Das mit dem Haushaltsdefizit und dem Euro hätte so eine Mutter vermutlich auch schnell mit daheim bewährten Mitteln in den Griff bekommen. Mehr noch: Die Griechen wären bei ihr gar nicht erst in die Währungsunion hineingekommen, weil eine an jahrelanger Hausaufgabenbetreuung geschulte Mutter auf Anhieb den Schwindel bemerkt hätte. »So, mein lieber Konstantinos, das nennst du eine ordentliche Rechenaufgabe? So kalkuliert man doch keinen Haushalt.
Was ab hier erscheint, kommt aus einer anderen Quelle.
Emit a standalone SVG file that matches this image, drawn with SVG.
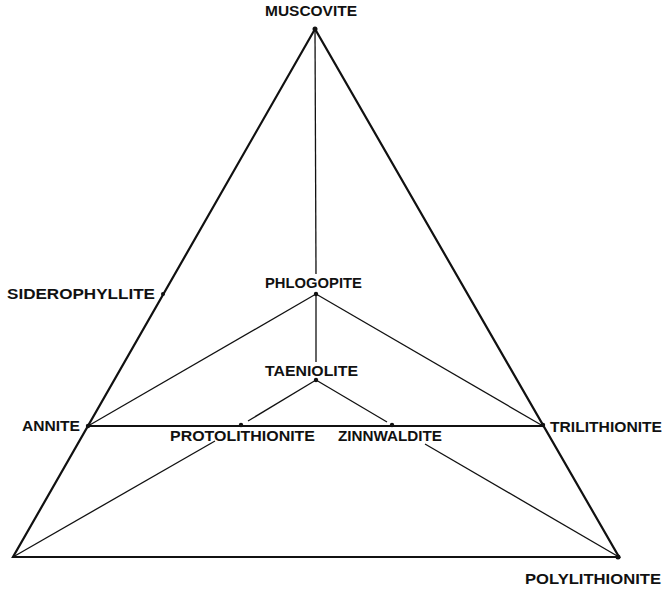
<svg xmlns="http://www.w3.org/2000/svg" width="663" height="589" viewBox="0 0 663 589">
<style>
.t{font-family:"Liberation Sans",Arial,sans-serif;font-weight:bold;font-size:14px;fill:#111}
.e{stroke:#111;stroke-width:2.2;fill:none;stroke-linecap:round}
.l{stroke:#111;stroke-width:1.3;fill:none}
.d{fill:#111}
</style>
<rect width="663" height="589" fill="#fff"/>
<g id="connectors">
<path class="e" d="M315,29 L13,557 L619,557 Z"/>
<line class="e" x1="88" y1="426" x2="543" y2="426"/>
<line class="l" x1="315" y1="29" x2="316" y2="274"/>
<line class="l" x1="316" y1="294" x2="316" y2="362"/>
<line class="l" x1="316" y1="294" x2="88" y2="426"/>
<line class="l" x1="316" y1="294" x2="543" y2="426"/>
<line class="l" x1="316" y1="380" x2="248" y2="421"/>
<line class="l" x1="316" y1="380" x2="387" y2="422"/>
<line class="l" x1="13" y1="557" x2="215" y2="441"/>
<line class="l" x1="619" y1="557" x2="425" y2="444"/>
</g>
<g id="muscovite"><circle class="d" cx="315" cy="29" r="2.5"/><text class="t" x="265" y="16" textLength="92" lengthAdjust="spacingAndGlyphs">MUSCOVITE</text></g>
<g id="siderophyllite"><circle class="d" cx="163" cy="294" r="2"/><text class="t" x="7" y="299" textLength="148" lengthAdjust="spacingAndGlyphs">SIDEROPHYLLITE</text></g>
<g id="phlogopite"><circle class="d" cx="316" cy="294" r="2.2"/><text class="t" x="265" y="288" textLength="97" lengthAdjust="spacingAndGlyphs">PHLOGOPITE</text></g>
<g id="taeniolite"><circle class="d" cx="316" cy="380" r="2.2"/><text class="t" x="265" y="376" textLength="93" lengthAdjust="spacingAndGlyphs">TAENIOLITE</text></g>
<g id="annite"><circle class="d" cx="88" cy="426" r="2.2"/><text class="t" x="22" y="431" textLength="58" lengthAdjust="spacingAndGlyphs">ANNITE</text></g>
<g id="trilithionite"><circle class="d" cx="543" cy="425" r="2.2"/><text class="t" x="550" y="432" textLength="112" lengthAdjust="spacingAndGlyphs">TRILITHIONITE</text></g>
<g id="protolithionite"><circle class="d" cx="241" cy="425" r="2.2"/><text class="t" x="170" y="441" textLength="145" lengthAdjust="spacingAndGlyphs">PROTOLITHIONITE</text></g>
<g id="zinnwaldite"><circle class="d" cx="392" cy="425" r="2.2"/><text class="t" x="338" y="441" textLength="104" lengthAdjust="spacingAndGlyphs">ZINNWALDITE</text></g>
<g id="polylithionite"><circle class="d" cx="618" cy="557" r="2.5"/><text class="t" x="525" y="584" textLength="136" lengthAdjust="spacingAndGlyphs">POLYLITHIONITE</text></g>
</svg>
Da gehst du aber schön zurück in dein Zimmer und machst das aber alles noch einmal neu, verstanden?« Und die verspielten Ackermanns von den Banken und Börsen würden von einer gewissenhaften Mutter beizeiten eins auf die Finger bekommen: »Josef, lass das, dir gehört nicht alles. Das Geld ist für alle da, was hast du nur davon, wenn das alles nur bei dir ist? Sei nicht so gierig. So, und Schluss jetzt, gib den anderen das Geld wieder, räum auf und wasch dir die Hände fürs Abendessen.« Ja – wie schön könnte das sein. »Mehr Demokratie wagen«, träumte einst Willy Brandt – aber der war ja bekanntlich auch nur ein Mann. Ich würde einen Schritt weitergehen und fordern: Mütter an die Macht! Schluss mit lustig! Jetzt wird aufgeräumt! Und Zähne putzen nicht vergessen!